The characters always seem quite introverted. They come across as androgynous and it almost seems like some of them appear more than once. Is this impression correct?

They are somewhat stoic and stiff, unrealistic. That they are androgynous is not really what I intended, but I didn’t actively work against it either. I work very intuitively, which is because I’m so dilettantish. I can’t control – or only a little bit – what a face will look like, such as whether the character is angry. Of course, when I paint, I notice what kind of facial expression will form, and I can try to control that. But this intuitive side of painting is important to me, and that I let the image form itself.

Because there are also some small-format works here in the studio in which mostly only one person is depicted alone, are these preliminary studies for your large-format works or independent works? Do you make a distinction in this regard?

The main focus is on the large paintings; they get more attention. They are also based on a clear idea, which means I know in advance what kind of motif I want to paint. I start with sketches, often draw several sheets and then use them as templates for painting. I find they often seem very controlled for the reasons I mentioned. They also require a lot of concentration and don’t offer as much room for experimentation or fun. That’s why the small formats – and sometimes the medium ones – are those paintings where I work more intuitively and experiment more with form, take more risks in painting and also try things that might fail. I don’t always start these works out of my head, but mostly without a template. Sometimes there’s already an idea, sometimes it forms directly on the canvas. With the very small works I can allow myself a different degree of spontaneity and freedom. For me, this is very important because I find that they have different energies. I don’t want all my paintings to be so detailed and meticulously painted. I also want to make paintings that are a bit simpler. I also can’t paint like this all day; it bores me too much. I usually paint the large-scale works in the morning, and in the afternoon I paint a bit more freely.

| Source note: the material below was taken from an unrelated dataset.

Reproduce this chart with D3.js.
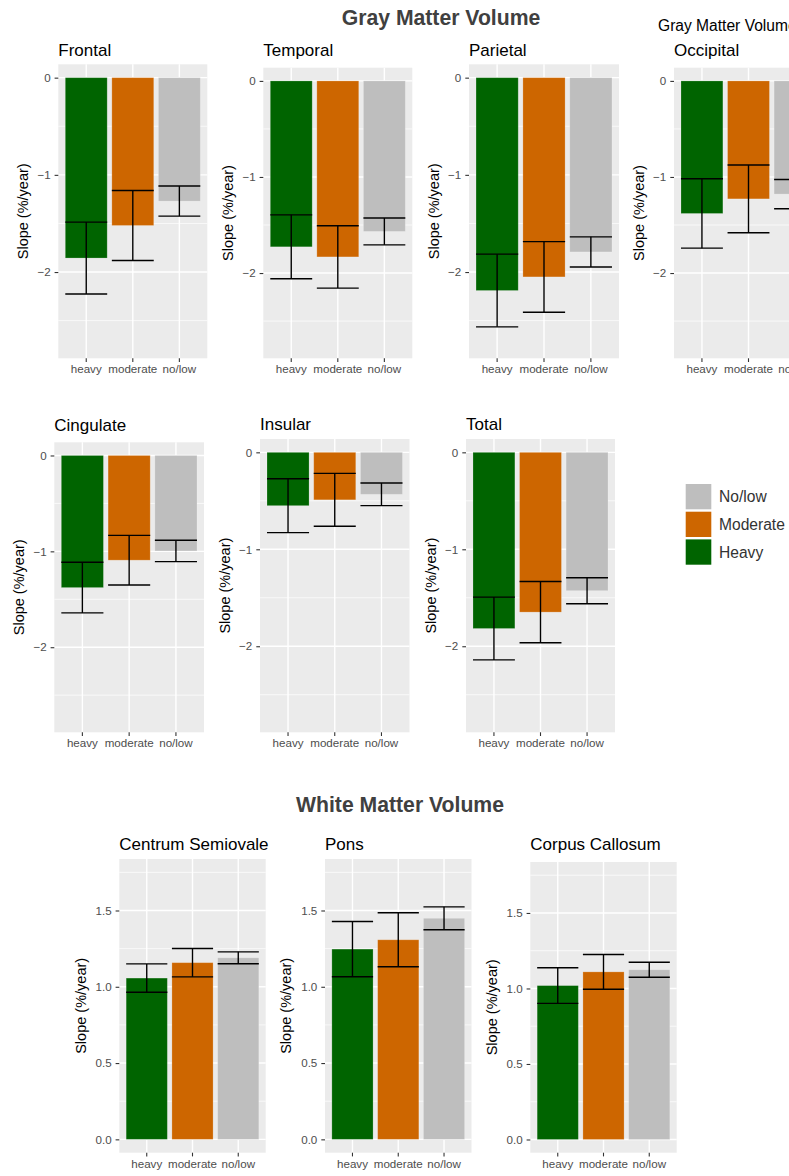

Regarding the Studio Program: How has it been for you so far, what have you been doing?

Very well, I would say. I was so happy about a good studio because the one I had wasn’t the best place to work. And then I didn’t have one for three, four months, and I painted at home in the living room. When I moved in here, I really had a great desire to just start going into a productive phase. I’ve been painting a lot and am going to continue to make good use of the studio until the end of the program. As it looks now, unfortunately, I’ll be going back to the living room afterwards.

Do you have any exhibitions planned in the near future, or is there a project coming up?

At the moment, not really. My solo exhibition at gallery Elisabeth & Klaus Thoman from December 2022 to February 2023 in Innsbruck was a big project and the next exhibitions with them will come but aren’t fixed yet. I’m currently also looking for a gallery in Sweden, where I come from. Of course, I apply here and there for residencies and exhibitions, but nothing concrete is actually planned yet.